A festival said to be of Juno Februata or Juno Februa, though it does not appear in Ovid's Fasti, was described by Alban Butler, famous as the author of Butler's Lives of Saints, who presented an aspect of the Roman Lupercalia as a festival of a "Juno Februata", under the heading of February 14:

To abolish the heathens' lewd superstitious custom of boys drawing the names of girls, in honour of their goddess Februata Juno, on the fifteenth of this month, several zealous pastors substituted the names of saints in billets, given on this day.

Jack Oruch, who noted Butler's inventive confusion, noted that it was embellished by Francis Douce, in Illustrations of Shakespeare, and of Ancient Manners, new ed.

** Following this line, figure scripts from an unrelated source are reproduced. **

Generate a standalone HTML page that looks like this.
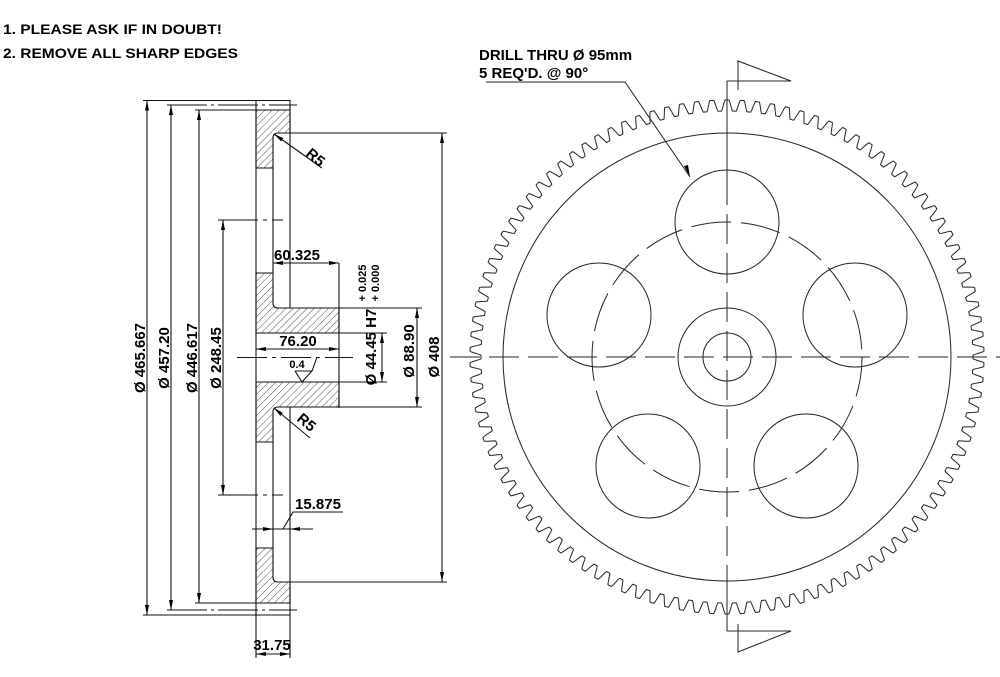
<!DOCTYPE html>
<html><head><meta charset="utf-8"><style>
html,body{margin:0;padding:0;background:#fff;}
svg{display:block;}
text{font-family:"Liberation Sans",Arial,sans-serif;font-weight:bold;fill:#000;}
</style></head><body>
<svg id="s" width="1000" height="677" viewBox="0 0 1000 677" xmlns="http://www.w3.org/2000/svg">
<defs>
<pattern id="h" patternUnits="userSpaceOnUse" width="5" height="5" patternTransform="rotate(45)">
<line x1="0" y1="0" x2="0" y2="5" stroke="#222" stroke-width="0.8"/>
</pattern>
<marker id="a" viewBox="0 0 10 6" refX="10" refY="3" markerWidth="10" markerHeight="6" orient="auto-start-reverse" markerUnits="userSpaceOnUse">
<path d="M0,1 L10,3 L0,5 z" fill="#000"/>
</marker>
</defs>

<text x="3" y="34" font-size="14" textLength="219" lengthAdjust="spacingAndGlyphs">1. PLEASE ASK IF IN DOUBT!</text>
<text x="3" y="58" font-size="14" textLength="235" lengthAdjust="spacingAndGlyphs">2. REMOVE ALL SHARP EDGES</text>

<g stroke="#111" stroke-width="1.1" fill="none">
<path d="M256,110 H290 V133 H278 Q273,133 273,138 V168 H256 Z" fill="url(#h)"/>
<path d="M256,273 H273 V303 Q273,308 278,308 H339 V333 H256 Z" fill="url(#h)"/>
<path d="M256,382 H339 V407 H278 Q273,407 273,412 V442 H256 Z" fill="url(#h)"/>
<path d="M256,548 H273 V577 Q273,582 278,582 H290 V603 H256 Z" fill="url(#h)"/>
<line x1="256" y1="100" x2="256" y2="658"/>
<line x1="290" y1="100" x2="290" y2="308"/>
<line x1="290" y1="407" x2="290" y2="658"/>
<line x1="273" y1="168" x2="273" y2="273"/>
<line x1="273" y1="442" x2="273" y2="548"/>
<line x1="339" y1="263" x2="339" y2="408"/>
<line x1="143" y1="100.5" x2="290" y2="100.5"/>
<line x1="167" y1="105" x2="297" y2="105" stroke-dasharray="40,4,3,4"/>
<line x1="195" y1="110" x2="256" y2="110"/>
<line x1="143" y1="615" x2="290" y2="615"/>
<line x1="167" y1="610" x2="297" y2="610" stroke-dasharray="40,4,3,4"/>
<line x1="195" y1="603" x2="256" y2="603"/>
<line x1="290" y1="133" x2="447" y2="133"/>
<line x1="290" y1="582" x2="447" y2="582"/>
<line x1="218" y1="220" x2="283" y2="220" stroke-dasharray="40,5,4,5"/>
<line x1="218" y1="495" x2="283" y2="495" stroke-dasharray="40,5,4,5"/>
<line x1="339" y1="308" x2="422" y2="308"/>
<line x1="339" y1="407" x2="422" y2="407"/>
<line x1="339" y1="333" x2="387" y2="333"/>
<line x1="339" y1="382" x2="387" y2="382"/>
<line x1="237" y1="357.5" x2="353" y2="357.5" stroke-dasharray="30,5,4,5"/>
<line x1="147" y1="100.5" x2="147" y2="615" marker-start="url(#a)" marker-end="url(#a)"/>
<line x1="171" y1="105" x2="171" y2="610" marker-start="url(#a)" marker-end="url(#a)"/>
<line x1="199" y1="110" x2="199" y2="603" marker-start="url(#a)" marker-end="url(#a)"/>
<line x1="223" y1="220" x2="223" y2="495" marker-start="url(#a)" marker-end="url(#a)"/>
<line x1="442" y1="133" x2="442" y2="582" marker-start="url(#a)" marker-end="url(#a)"/>
<line x1="417" y1="308" x2="417" y2="407" marker-start="url(#a)" marker-end="url(#a)"/>
<line x1="382" y1="333" x2="382" y2="382" marker-start="url(#a)" marker-end="url(#a)"/>
<line x1="273" y1="263" x2="339" y2="263" marker-start="url(#a)" marker-end="url(#a)"/>
<line x1="256" y1="349" x2="339" y2="349" marker-start="url(#a)" marker-end="url(#a)"/>
<line x1="252" y1="529" x2="273" y2="529" marker-end="url(#a)"/>
<line x1="313" y1="529" x2="290" y2="529" marker-end="url(#a)"/>
<line x1="273" y1="529" x2="290" y2="529"/>
<polyline points="343,512 293,512 283,529"/>
<line x1="256" y1="654" x2="290" y2="654" marker-start="url(#a)" marker-end="url(#a)"/>
<line x1="322" y1="168" x2="274" y2="134" marker-end="url(#a)"/>
<line x1="310" y1="438" x2="274" y2="408" marker-end="url(#a)"/>
<polyline points="295,371 302,382 312,371 317,357"/>
<line x1="295" y1="371" x2="312" y2="371"/>
</g>

<text x="297" y="260" font-size="15" text-anchor="middle">60.325</text>
<text x="298" y="346" font-size="15" text-anchor="middle">76.20</text>
<text x="297" y="368" font-size="11" text-anchor="middle">0.4</text>
<text x="318" y="509" font-size="15" text-anchor="middle">15.875</text>
<text x="272" y="650" font-size="15" text-anchor="middle">31.75</text>
<text transform="translate(305,155) rotate(40)" font-size="15">R5</text>
<text transform="translate(296,420) rotate(40)" font-size="15">R5</text>

<text transform="translate(145,358) rotate(-90)" font-size="15" text-anchor="middle">Ø 465.667</text>
<text transform="translate(169,358) rotate(-90)" font-size="15" text-anchor="middle">Ø 457.20</text>
<text transform="translate(197,358) rotate(-90)" font-size="15" text-anchor="middle">Ø 446.617</text>
<text transform="translate(221,358) rotate(-90)" font-size="15" text-anchor="middle">Ø 248.45</text>
<text transform="translate(376,347) rotate(-90)" font-size="15" text-anchor="middle">Ø 44.45 H7</text>
<text transform="translate(366,283) rotate(-90)" font-size="11" text-anchor="middle">+ 0.025</text>
<text transform="translate(379,283) rotate(-90)" font-size="11" text-anchor="middle">+ 0.000</text>
<text transform="translate(414,351) rotate(-90)" font-size="15" text-anchor="middle">Ø 88.90</text>
<text transform="translate(439,357) rotate(-90)" font-size="15" text-anchor="middle">Ø 408</text>

<g stroke="#222" stroke-width="1" fill="none">
<path id="teeth"/>
<circle cx="727" cy="357" r="224"/>
<circle cx="727" cy="357" r="135" stroke-dasharray="40,10"/>
<circle cx="727" cy="357" r="49"/>
<circle cx="727" cy="357" r="24"/>
<circle cx="727" cy="222" r="52"/>
<circle cx="599" cy="315" r="52"/>
<circle cx="855" cy="315" r="52"/>
<circle cx="648" cy="466" r="52"/>
<circle cx="806" cy="466" r="52"/>
<line x1="450" y1="357" x2="1000" y2="357" stroke-dasharray="30,9"/>
<line x1="727" y1="81" x2="727" y2="175"/>
<line x1="727" y1="175" x2="727" y2="575" stroke-dasharray="30,9"/>
<line x1="727" y1="575" x2="727" y2="631"/>
<polyline points="727,81 791,81 738,61 738,90"/>
<polyline points="727,631 791,631 738,652 738,624"/>
<polyline points="486,82 625,82 690,177"/>
</g>
<path d="M690,177 L684,166 L688,165 z" fill="#000"/>
<text x="479" y="60" font-size="15">DRILL THRU Ø 95mm</text>
<text x="479" y="78" font-size="15">5 REQ'D. @ 90°</text>
</svg>
<script>
(function(){
var cx=727,cy=357,N=106,pts=[],M=N*24;
for(var i=0;i<=M;i++){
 var t=i/M*2*Math.PI;
 var c=Math.cos(N*t)*1.5; if(c>1)c=1; if(c<-1)c=-1;
 var r=251.5+5.5*c;
 pts.push((cx+r*Math.sin(t)).toFixed(2)+","+(cy-r*Math.cos(t)).toFixed(2));
}
document.getElementById("teeth").setAttribute("d","M"+pts.join(" L")+"Z");
})();
</script>
</body></html>
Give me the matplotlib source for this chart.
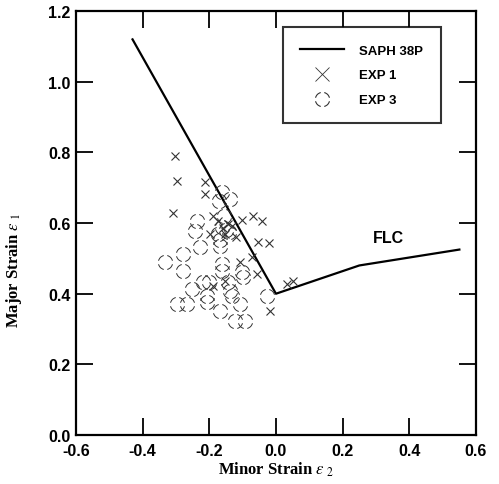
import numpy as np
import matplotlib
matplotlib.use("Agg")
import matplotlib.pyplot as plt
from matplotlib.path import Path
from matplotlib.lines import Line2D

plt.rcParams['mathtext.fontset'] = 'stix'

# forming limit curve SAPH 38P
flc_x = [-0.43, 0.0, 0.25, 0.55]
flc_y = [1.12, 0.40, 0.48, 0.525]

# EXP 1 (crosses)
exp1_x = [-0.303, -0.297, -0.213, -0.213, -0.309, -0.189, -0.102, -0.069, -0.042,
          -0.054, -0.021, -0.198, -0.132, -0.108, -0.072, -0.057, -0.153, -0.189,
          0.033, 0.051, -0.018, -0.153, -0.144, -0.175, -0.160, -0.120]
exp1_y = [0.790, 0.720, 0.717, 0.683, 0.629, 0.620, 0.609, 0.620, 0.606,
          0.547, 0.544, 0.569, 0.592, 0.490, 0.504, 0.456, 0.436, 0.422,
          0.428, 0.436, 0.351, 0.569, 0.598, 0.606, 0.585, 0.560]

# EXP 3 (dashed circles)
exp3_x = [-0.162, -0.170, -0.138, -0.237, -0.243, -0.162, -0.150, -0.175, -0.140,
          -0.168, -0.228, -0.168, -0.280, -0.279, -0.162, -0.162, -0.102, -0.100,
          -0.219, -0.200, -0.144, -0.252, -0.138, -0.132, -0.207, -0.027, -0.297,
          -0.267, -0.207, -0.168, -0.108, -0.123, -0.093, -0.333, -0.155]
exp3_y = [0.688, 0.662, 0.668, 0.606, 0.578, 0.589, 0.580, 0.570, 0.575,
          0.552, 0.533, 0.535, 0.512, 0.465, 0.484, 0.465, 0.462, 0.448,
          0.433, 0.433, 0.433, 0.414, 0.408, 0.394, 0.394, 0.394, 0.371,
          0.371, 0.377, 0.351, 0.371, 0.323, 0.323, 0.490, 0.620]

# dashed circle marker made of four arcs
arcs = [Path.arc(a + 14, a + 76) for a in (0, 90, 180, 270)]
dash_circle = Path.make_compound_path(*arcs)

fig = plt.figure(figsize=(4.99, 4.85), dpi=100)
ax = fig.add_axes([0.152, 0.101, 0.802, 0.874])

ax.plot(flc_x, flc_y, color='black', lw=1.6)
ax.plot(exp1_x, exp1_y, ls='none', marker='x', ms=5.5, mew=0.8, color='#333333')
ax.plot(exp3_x, exp3_y, ls='none', marker=dash_circle, ms=10, mew=0.7,
        mfc='none', mec='#333333')

ax.text(0.29, 0.545, 'FLC', fontsize=11.5, fontweight='bold', family='Liberation Sans')

ax.set_xlim(-0.6, 0.6)
ax.set_ylim(0.0, 1.2)
ax.set_xticks(np.arange(-0.6, 0.61, 0.2))
ax.set_yticks(np.arange(0.0, 1.21, 0.2))
ax.xaxis.set_major_formatter(plt.FormatStrFormatter('%.1f'))
ax.yaxis.set_major_formatter(plt.FormatStrFormatter('%.1f'))
ax.tick_params(direction='in', length=12, width=1.3, top=True, right=True)
ax.tick_params(axis='x', pad=6)
ax.tick_params(axis='y', pad=4)
for lab in ax.get_xticklabels() + ax.get_yticklabels():
    lab.set_fontfamily('Liberation Sans')
    lab.set_fontweight('bold')
    lab.set_fontsize(11.5)
for s in ax.spines.values():
    s.set_linewidth(1.6)

ax.set_xlabel(r'Minor Strain $\varepsilon_{\ 2}$', fontsize=12, fontweight='bold',
              family='Liberation Serif', labelpad=1)
ax.set_ylabel(r'Major Strain $\varepsilon_{\ 1}$', fontsize=12, fontweight='bold',
              family='Liberation Serif', labelpad=12)
ax.yaxis.set_label_coords(-0.13, 0.39)

handles = [
    Line2D([], [], color='black', lw=1.6),
    Line2D([], [], ls='none', marker='x', ms=10, mew=0.6, color='#333333'),
    Line2D([], [], ls='none', marker=dash_circle, ms=10, mew=0.8, mfc='none', mec='#333333'),
]
leg = ax.legend(handles, ['SAPH 38P', 'EXP 1', 'EXP 3'], loc='upper left',
                bbox_to_anchor=(0.5175, 0.962), borderaxespad=0, frameon=True,
                fancybox=False, edgecolor='black', borderpad=1.3, labelspacing=0.95,
                handlelength=3.3, handletextpad=1.2,
                prop={'family': 'Liberation Sans', 'weight': 'bold', 'size': 9.5})
leg.get_frame().set_linewidth(1.5)

fig.savefig('out.png', dpi=100)
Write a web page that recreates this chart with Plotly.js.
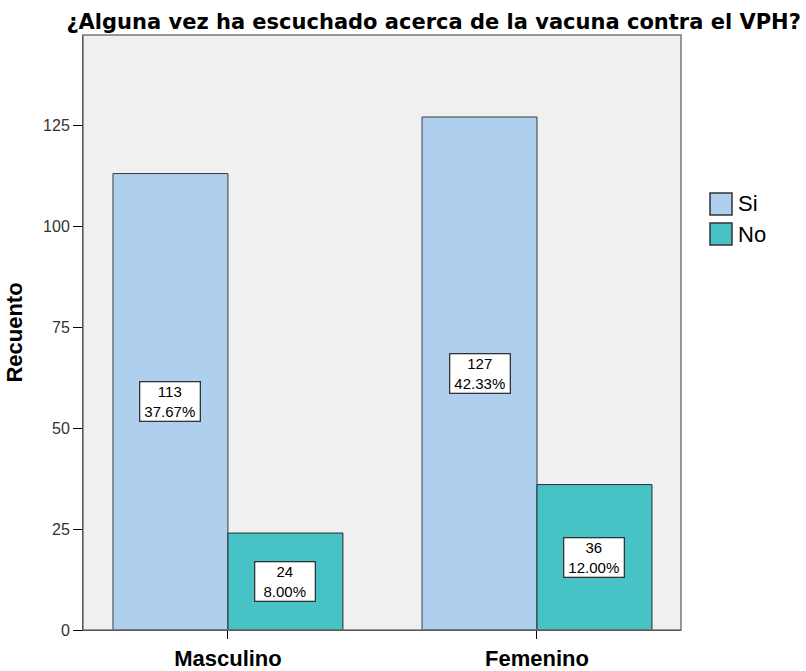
<!DOCTYPE html>
<html>
<head>
<meta charset="utf-8">
<script src="https://cdn.plot.ly/plotly-3.0.1.min.js"></script>
<style>html,body{margin:0;padding:0;background:#fff;}#chart{width:806px;height:671px;}</style>
</head>
<body>
<div id="chart"></div>
<script>
const categories = ['Masculino', 'Femenino'];
const seriesNames = ['Si', 'No'];
const siValues = [113, 127];
const noValues = [24, 36];
const siPercents = ['37.67%', '42.33%'];
const noPercents = ['8.00%', '12.00%'];
const yTickValues = [0, 25, 50, 75, 100, 125];

const bargap = 0.256;
const half = (1 - bargap) / 4;
const colors = ['#aed0ee', '#47c2c5'];
const font = 'Arial, "Liberation Sans", sans-serif';

const traces = [
  {type: 'bar', name: seriesNames[0], x: categories, y: siValues,
   marker: {color: colors[0], line: {color: '#3a3a3a', width: 1}}, hoverinfo: 'none'},
  {type: 'bar', name: seriesNames[1], x: categories, y: noValues,
   marker: {color: colors[1], line: {color: '#2a2a2a', width: 1}}, hoverinfo: 'none'}
];

const annotations = [];
const labelBox = {showarrow: false, bgcolor: '#ffffff', bordercolor: '#333', borderwidth: 1.3,
  borderpad: 1, width: 57, font: {family: font, size: 15, color: '#000'}};
categories.forEach((c, i) => {
  annotations.push(Object.assign({x: i - half, y: siValues[i] / 2, xref: 'x', yref: 'y',
    text: siValues[i] + '<br>' + siPercents[i]}, labelBox));
  annotations.push(Object.assign({x: i + half, y: noValues[i] / 2, xref: 'x', yref: 'y',
    text: noValues[i] + '<br>' + noPercents[i]}, labelBox));
});

// custom legend (large swatches like the reference)
const shapes = [{type: 'rect', xref: 'paper', yref: 'paper', x0: 0, x1: 1, y0: 0, y1: 1,
  line: {color: '#777', width: 1.5}, fillcolor: 'rgba(0,0,0,0)', layer: 'above'}];
const legX0 = 1.0485, legX1 = 1.0853, legTop = 0.7345, legSize = 0.037, legStep = 0.0505;
seriesNames.forEach((name, k) => {
  const y1 = legTop - k * legStep;
  shapes.push({type: 'rect', xref: 'paper', yref: 'paper', x0: legX0, x1: legX1,
    y0: y1 - legSize, y1: y1, fillcolor: colors[k], line: {color: '#333', width: 1.5}});
  annotations.push({xref: 'paper', yref: 'paper', x: legX1 + 0.006, y: y1 - legSize / 2,
    xanchor: 'left', yanchor: 'middle', showarrow: false, text: name,
    font: {family: font, size: 22, color: '#000'}});
});

const layout = {
  width: 806, height: 671,
  margin: {l: 83, r: 125, t: 35, b: 41},
  paper_bgcolor: '#ffffff', plot_bgcolor: '#f0f0f0',
  font: {family: font, color: '#000'},
  showlegend: false,
  title: {text: '<b>¿Alguna vez ha escuchado acerca de la vacuna contra el VPH?</b>',
    font: {family: '"DejaVu Sans", Arial, sans-serif', size: 21, color: '#000'},
    xref: 'container', yref: 'container', x: 0.538, xanchor: 'center', y: 0.968, yanchor: 'middle'},
  barmode: 'group', bargap: bargap, bargroupgap: 0,
  xaxis: {type: 'category', range: [-0.469, 1.466], showgrid: false, zeroline: false,
    showline: true, linecolor: '#000', linewidth: 1, ticks: 'outside', ticklen: 8, tickcolor: '#000',
    ticklabelstandoff: 1,
    tickfont: {family: font, size: 22, color: '#000', weight: 'bold'}},
  yaxis: {range: [0, 147.3], tickvals: yTickValues, showgrid: false, zeroline: false,
    showline: true, linecolor: '#000', linewidth: 1, ticks: 'outside', ticklen: 9, tickcolor: '#000',
    tickfont: {family: font, size: 16, color: '#333'},
    title: {text: '<b>Recuento</b>', font: {family: font, size: 22, color: '#000'}, standoff: 14}},
  annotations: annotations,
  shapes: shapes
};

Plotly.newPlot('chart', traces, layout, {displayModeBar: false, staticPlot: true});
</script>
</body>
</html>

London, 1839, p 470, who took such a festival for the Lupercalia, which was celebrated, he asserted,
during a great art of the month of February.... in honour of Pan and Juno... On this occasion, amidst a variety of ceremonies, the names of young women were put into a box, from which they were drawn by the men as chance directed." Douce repeated Butler's description of the attempt to substitute saint's names, and concluded that "as the festival of the Lupercalia had commenced about the middle of February, [the Christians] appear to have chosen Saint Valentine's day for celebrating the new feast; because it occurred nearly at the same time.

The connection thus begun has been uncritically repeated to the modern day: but see Valentine's Day and Saint Valentine.

The epithet or divine cognomen of Juno Purified and Purifying, Juno Februata, Februlis, Februta or Februalis is noted in William Smith, (1870) 1898. Dictionary of Greek and Roman Biography and Mythology with a reference to Sextus Pompeius Festus Februarius, to Ovid's poem on the Roman festivals, Fasti, ii.441, which however refers to Juno Lucina in the context of restoring the fertility of Roman women and to Arnobius' sarcastic fourth-century attack on pagan customs, Adversus Nationes.

The adjective februata is unusual and highly specific, unlike broader, more familiar Latin terms: Ovid was at pains to elucidate februa in Fasti. "The narrowness of meaning in febrare, no synonym of purgare or even of lustrare suggests borrowing, an importation which never had a place in the popular language," Joshua Whatmough remarked. He noted that Varro considered it Sabine in origin.